Dan was hoping to land in the NFL as an assistant, or maybe a head coach, someday. He thought the best route was by learning the intricacies of the passing offense and by coaching quarterbacks. This took him from tiny Hope College in Holland, Mich., (where he was a football assistant and Carol was women's basketball coach), to San Jose State, to Utah, to Arizona State and finally, in 1995, to Eastern Michigan.
Drew was along for all of this, a ball boy on the sidelines of the Division I big time. He loved it. Dan told him at age 10 that whenever he wanted to hit baseballs he could ask and Dan would pitch. Drew always asked, 100 pitches, 150 a night, swinging away with those aluminum bats that make a ball jump. He was a big kid, always big for his age—too big, in fact, ever to play quarterback in Pop Warner but not to play basketball. By eighth grade he was playing forward on an AAU touring team that played 70 to 80 games a year. He was very good at whatever he did.
"I'm in this business, so I always was realistic," Dan says. "I've seen a lot of kids who stand out and then move along to the next level and become ordinary. I kept watching for this with Drew, but each time he moved up it was the same. He could always handle the challenge. By the time he was 12, I knew he was different. He had the mental makeup to go with the physical abilities."

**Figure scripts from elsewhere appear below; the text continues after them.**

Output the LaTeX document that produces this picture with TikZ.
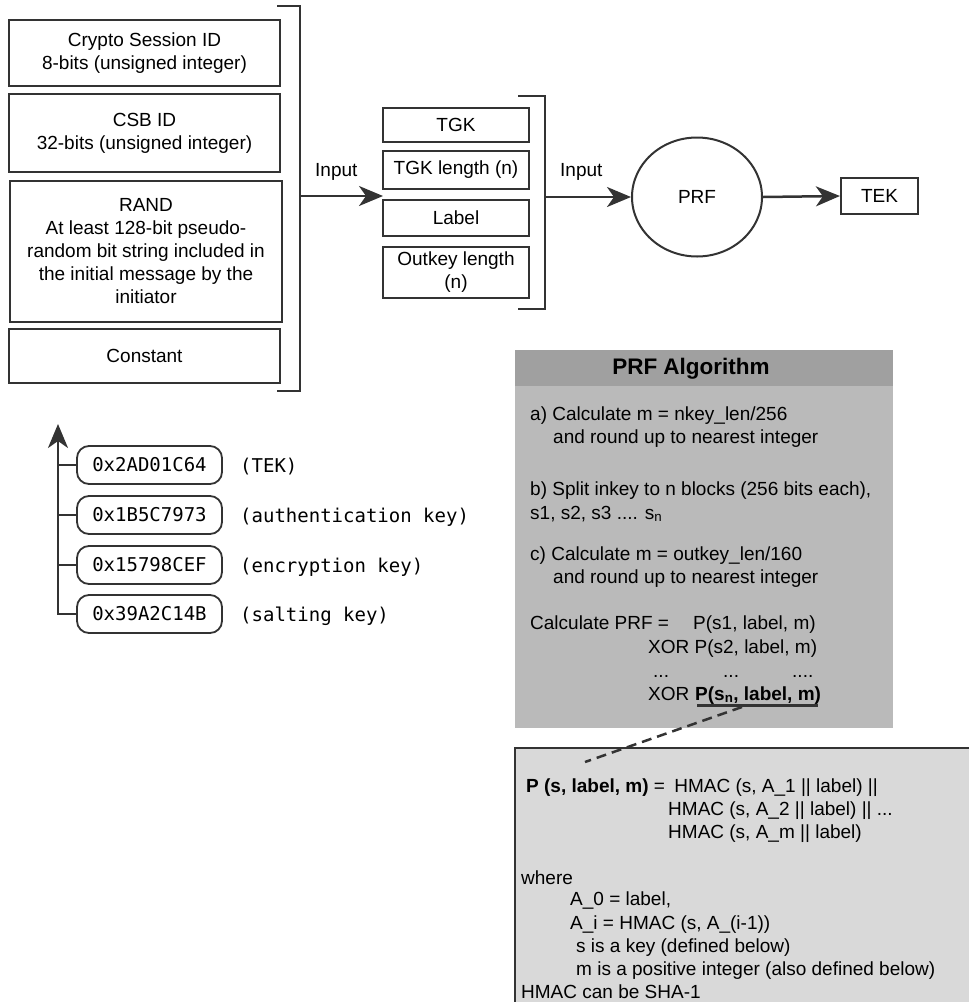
\documentclass[tikz,border=0pt]{standalone}
\usepackage{fontspec}
\setmainfont{Liberation Sans}
\newfontfamily\keyfont{DejaVu Sans Mono}
\usetikzlibrary{arrows.meta,shapes.geometric,calc}
\definecolor{ln}{HTML}{333333}
\definecolor{hdr}{HTML}{A0A0A0}
\definecolor{bdy}{HTML}{BABABA}
\definecolor{lgt}{HTML}{D9D9D9}
\begin{document}
\begin{tikzpicture}[x=1pt,y=-1pt,
  every node/.style={font=\fontsize{19}{23}\selectfont, inner sep=0pt},
  fbox/.style={draw=ln, line width=1.8pt, align=center},
  keybox/.style={draw=ln, line width=1.8pt, rounded corners=12pt, minimum width=145pt, minimum height=38pt, font=\keyfont\fontsize{19}{23}\selectfont},
  keylab/.style={anchor=west, font=\keyfont\fontsize{19}{23}\selectfont},
  txt/.style={anchor=base west},
  wire/.style={draw=ln, line width=2.5pt},
  arr/.style={draw=ln, line width=2.5pt, -{Stealth[length=24pt,width=20pt,inset=7pt]}},
  brk/.style={draw=ln, line width=2.5pt}
]
\useasboundingbox (0,0) rectangle (969,1002);

% left input boxes
\node[fbox, minimum width=271pt, minimum height=66pt] (b1) at (144.5,53) {Crypto Session ID\\8-bits (unsigned integer)};
\node[fbox, minimum width=271pt, minimum height=78pt] (b2) at (144.5,133) {CSB ID\\32-bits (unsigned integer)};
\node[fbox, line width=2.6pt, minimum width=272pt, minimum height=141pt] (b3) at (146,251.5) {RAND\\At least 128-bit pseudo-\\random bit string included in\\the initial message by the\\initiator};
\node[fbox, minimum width=271pt, minimum height=54pt] (b4) at (144.5,356) {Constant};

% bracket 1
\coordinate (t1) at (277,6);
\coordinate (u1) at (277,391);
\coordinate (br1) at (300,196);
\draw[brk] (t1) -- (300,6) -- (300,391) -- (u1);

% middle boxes
\node[fbox, minimum width=146pt, minimum height=34pt] (m1) at (456,125) {TGK};
\node[fbox, minimum width=146pt, minimum height=38pt] (m2) at (456,170) {TGK length (n)};
\node[fbox, minimum width=146pt, minimum height=36pt] (m3) at (456,218) {Label};
\node[fbox, minimum width=146pt, minimum height=51pt] (m4) at (456,272.5) {Outkey length\\(n)};
\coordinate (in2) at (383,196);
\draw[arr] (br1) -- (in2);
\node[txt] (lin1) at (315,176) {Input};

% bracket 2
\coordinate (t2) at (518,96);
\coordinate (u2) at (518,309);
\coordinate (br2) at (545,197);
\draw[brk] (t2) -- (545,96) -- (545,309) -- (u2);

% PRF and TEK
\node[draw=ln, line width=2pt, ellipse, minimum width=130pt, minimum height=119pt] (prf) at (697,197) {PRF};
\node[fbox, line width=2.2pt, minimum width=77pt, minimum height=36pt] (tek) at (879.5,196) {TEK};
\node[txt] (lin2) at (560,176) {Input};
\draw[arr] (br2) -- (prf.west);
\draw[arr] (prf.east) -- (tek.west);

% keys
\node[keybox] (k1) at (149.5,465) {0x2AD01C64};
\node[keybox] (k2) at (149.5,515) {0x1B5C7973};
\node[keybox] (k3) at (149.5,565) {0x15798CEF};
\node[keybox] (k4) at (149.5,614) {0x39A2C14B};
\node[keylab] (l1) at (240,467) {(TEK)};
\node[keylab] (l2) at (240,517) {(authentication key)};
\node[keylab] (l3) at (240,567) {(encryption key)};
\node[keylab] (l4) at (240,616) {(salting key)};
\coordinate (ktop) at (58,424);
\draw[arr] (k4.west) -| (ktop);
\foreach \k in {k1,k2,k3} {\draw[wire] (\k.west) -- (\k.west -| ktop);}

% PRF algorithm box
\fill[bdy] (515,350) rectangle (893,728);
\fill[hdr] (515,350) rectangle (893,386);
\node[font=\bfseries\fontsize{22.5}{26}\selectfont] (hd) at (691,369) {PRF Algorithm};
\node[txt] (a1) at (530,420) {a) Calculate m = nkey\_len/256};
\node[txt] (a2) at (553,443) {and round up to nearest integer};
\node[txt] (s1) at (530,495) {b) Split inkey to n blocks (256 bits each),};
\node[txt] (s2) at (530,519) {s1, s2, s3 .... s\textsubscript{n}};
\node[txt] (c1) at (530,560) {c) Calculate m = outkey\_len/160};
\node[txt] (c2) at (553,583) {and round up to nearest integer};
\node[txt] (d1) at (530,629) {Calculate PRF =};
\node[txt] (d1b) at (693,629) {P(s1, label, m)};
\node[txt] (d2) at (648,653) {XOR P(s2, label, m)};
\node[txt] (d3a) at (653,677) {...};
\node[txt] (d3b) at (723,677) {...};
\node[txt] (d3c) at (792,677) {....};
\node[txt] (d4) at (648,700) {XOR};
\node[txt] (d4b) at (695,700) {\textbf{P(s\textsubscript{n}, label, m)}};
\coordinate (ul1) at (697,705);
\coordinate (ul2) at (818,705);
\coordinate (ulm) at (742,707);
\draw[ln, line width=3pt] (ul1) -- (ul2);

% lower definition box
\fill[lgt] (515,748) rectangle (969,1002);
\draw[ln, line width=2.5pt] (515,1002) -- (515,748) -- (969,748);
\coordinate (dend) at (585,762);
\draw[ln, line width=2.5pt, dash pattern=on 10pt off 6pt] (ulm) -- (dend);

\node[txt] (p1) at (526,792) {\textbf{P (s, label, m)} =\hspace{4pt} HMAC (s, A\_1 || label) ||};
\node[txt] (p2) at (668,815) {HMAC (s, A\_2 || label) || ...};
\node[txt] (p3) at (668,838) {HMAC (s, A\_m || label)};
\node[txt] (w0) at (521,884) {where};
\node[txt] (w1) at (570,905) {A\_0 = label,};
\node[txt] (w2) at (570,929) {A\_i = HMAC (s, A\_(i-1))};
\node[txt] (w3) at (576,952) {s is a key (defined below)};
\node[txt] (w4) at (576,975) {m is a positive integer (also defined below)};
\node[txt] (w5) at (521,998) {HMAC can be SHA-1};
\end{tikzpicture}
\end{document}
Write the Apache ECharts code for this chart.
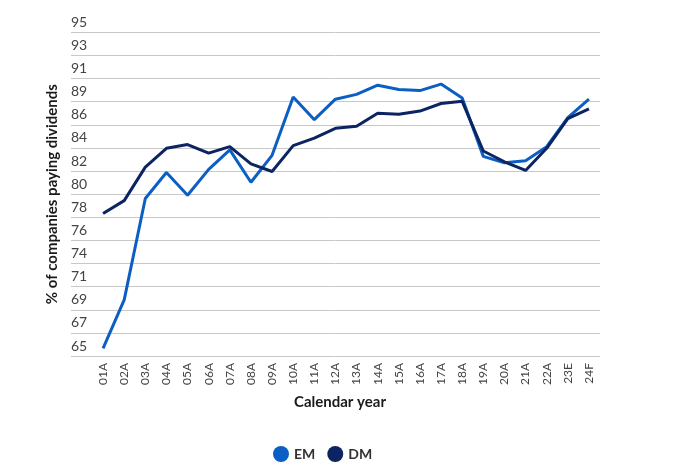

The job as offensive coordinator at Eastern Michigan opened in the middle of Drew's ninth-grade year at Brimhall Junior High in Gilbert, Ariz. Dan took the job and gave Drew the option to finish out the year in Arizona, living with his sister, Brittany, and Carol for the final 3½ months while they closed up the house and finished unfinished business, or to come immediately to Michigan with him. Drew went with his dad.
Father and son lived in an office in the field house, two beds fit between the furniture and clutter. They ate breakfast together every morning at the Mobil station across the street. At night Dan graded films of recruits on the big-screen television while Drew slept. More osmosis. "I think that was a good time for him, a good time for both of us," Dan says. "I think it was a time when a lot of things came into focus. Don't you think so, Drew?"
"I think so," Drew agrees. "I think my whole life, moving around the way we have, always adjusting to a new school, new friends, has helped prepare me for what's ahead. I've had to learn how to live with new people."
After careful consideration, they chose to live in Brighton so Drew could play at the high school there. Dan had researched a bunch of Michigan schools, grading them for their athletic programs, scholastic test scores and coaching staffs in all sports. He liked Brighton's large size (more than 2,000 students), athletic tradition, academic excellence and coaching stability. The Bulldogs were chosen to receive this unexpected gift.